I did a lot of playtesting of the game! Many puzzles went through many iterations – simplifying them, making them clearer, fixing exploits, etc. I also often added new puzzles to help reinforce a concept that a playtester was struggling with.

Managing the progression of 364 puzzles was a big challenge. I iterated on the puzzle order many times with many playtesters!

PSU: What is it that you think makes Sokoban special and what about it helped inspired Patrick’s Parabox?

I really enjoy Sokoban-like games where you push objects around on a grid, such as Stephen’s Sausage Roll, A Monster’s Expedition, Baba Is You, and many others. This is a good question. I think there’s something about the grid-based movement, and the physicality of walls and pushable objects, that makes these games very compelling to reason about and experiment in.

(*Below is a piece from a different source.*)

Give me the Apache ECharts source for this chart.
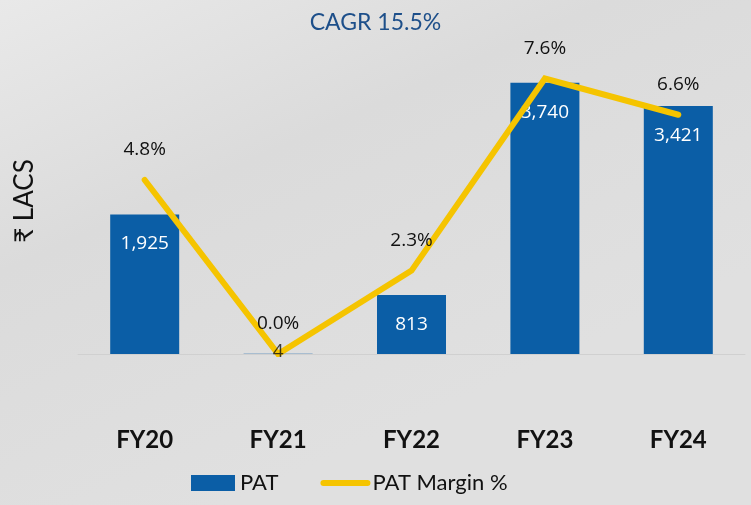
<!DOCTYPE html>
<html>
<head>
<meta charset="utf-8">
<script src="https://cdn.jsdelivr.net/npm/echarts@6/dist/echarts.min.js"></script>
<style>html,body{margin:0;padding:0;}#c{width:751px;height:505px;}</style>
</head>
<body>
<div id="c"></div>
<script>
var categories = ['FY20', 'FY21', 'FY22', 'FY23', 'FY24'];
var patValues = [1925, 4, 813, 3740, 3421];
var marginValues = [4.8, 0.0, 2.3, 7.6, 6.6];

var chart = echarts.init(document.getElementById('c'));
var fmt = function (v) { return v.toLocaleString('en-US'); };
var barData = patValues.map(function (v) {
  if (v < 100) {
    return { value: v, label: { show: false } };
  }
  return v;
});
var smallLabelData = patValues.map(function (v, i) {
  return v < 100 ? [i, v] : null;
}).filter(function (d) { return d; });

chart.setOption({
  backgroundColor: {
    type: 'linear', x: 0, y: 0, x2: 0.3, y2: 1,
    colorStops: [
      { offset: 0, color: '#e9e9e9' },
      { offset: 0.45, color: '#dbdbdb' },
      { offset: 1, color: '#e0e0e0' }
    ]
  },
  title: {
    text: 'CAGR 15.5%',
    left: 'center',
    top: 6,
    textStyle: { color: '#1d4f8a', fontSize: 23, fontWeight: 'normal', fontFamily: 'Lato' }
  },
  grid: { left: 78, right: 6, top: 64, bottom: 151 },
  legend: {
    bottom: 6,
    left: 186,
    itemGap: 42,
    itemWidth: 44,
    itemHeight: 16,
    textStyle: { fontSize: 22, color: '#111', fontFamily: 'Lato' },
    data: [
      { name: 'PAT', icon: 'rect' },
      { name: 'PAT Margin %', itemStyle: { opacity: 0 }, lineStyle: { width: 6, cap: 'round', color: '#f5c400' } }
    ]
  },
  xAxis: {
    type: 'category',
    data: categories,
    axisTick: { show: false },
    axisLine: { lineStyle: { color: '#d0d0d0', width: 1 } },
    axisLabel: { margin: 74, fontSize: 24, fontWeight: 'bold', color: '#111', fontFamily: 'Lato' }
  },
  yAxis: [
    {
      type: 'value', min: 0, max: 4000,
      name: '₹ LACS', nameLocation: 'middle', nameGap: 40, nameRotate: 90,
      nameTextStyle: { fontSize: 26, color: '#111', fontFamily: 'Lato', padding: [0, 0, 0, 16] },
      axisLabel: { show: false }, splitLine: { show: false },
      axisLine: { show: false }, axisTick: { show: false }
    },
    {
      type: 'value', min: 0, max: 8,
      axisLabel: { show: false }, splitLine: { show: false },
      axisLine: { show: false }, axisTick: { show: false }
    }
  ],
  series: [
    {
      name: 'PAT',
      type: 'bar',
      data: barData,
      barWidth: 69,
      itemStyle: { color: '#0b5ea6' },
      label: {
        show: true, position: 'insideTop', distance: 20,
        color: '#fff', fontSize: 19, fontFamily: 'Open Sans',
        formatter: function (p) { return fmt(p.value); }
      },
      z: 2
    },
    {
      name: 'PAT Margin %',
      type: 'line',
      yAxisIndex: 1,
      data: marginValues,
      symbol: 'circle',
      symbolSize: 1,
      showSymbol: true,
      itemStyle: { color: '#f5c400' },
      lineStyle: { color: '#f5c400', width: 6, cap: 'round', join: 'miter' },
      label: {
        show: true, position: 'top', distance: 20,
        color: '#111', fontSize: 19, fontFamily: 'Open Sans',
        formatter: function (p) { return p.value.toFixed(1) + '%'; }
      },
      z: 3
    },
    {
      name: 'PAT small label',
      type: 'scatter',
      data: smallLabelData,
      symbolSize: 0,
      silent: true,
      tooltip: { show: false },
      label: {
        show: true, position: 'inside', offset: [0, -2],
        color: '#111', fontSize: 19, fontFamily: 'Open Sans',
        formatter: function (p) { return fmt(p.value[1]); }
      },
      z: 5
    }
  ]
});
</script>
</body>
</html>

It’s physically relatable to push a box around, so it feels magical to be able to shrink down and enter inside it. As well as box-pushing being a fertile ground for making lots of puzzles, even in the original Sokoban game with no added mechanics.

PSU: Do you have any other puzzles or puzzle mechanics that were left on the cutting room floor? Is there a possibility we’ll ever see those in later, DLC releases?

No DLC is planned for the game. There are a lot of puzzles left on the cutting room floor – but they’re left there for a reason! Making lots and lots of drafts and choosing only the best ones for the game significantly helped its quality.

As for mechanics, there’s always potential to add more, but I chose to stick with only the most natural ones, and that ended up being quite a big game already!

PSU: What is it about a puzzle game that makes it able to endure for years, and do you think Patrick’s Parabox has that potential?

I’m not quite sure. Personally, a lot of my favorite puzzle games explore novel systems that don’t feel like they’ve been explored in other games.

I enjoy being surprised by interactions and discovering depth in these systems. (Of course, there are other types of puzzle games too!) I do hope that Patrick’s Parabox continues to be enjoyed by people for a while to come.

PSU: What’s next for you?

I’m continuing working on puzzle games! I’m not sure exactly which projects of mine will come to fruition first, or when. But I’m thrilled at the success of Patrick’s Parabox and I’m excited to continue along this puzzle path!

Thank you to Patrick Traynor for his time and his generous responses, and to Dana Trebella for their work in making this interview possible.

Patrick’s Parabox is now available on PS5 and PS4.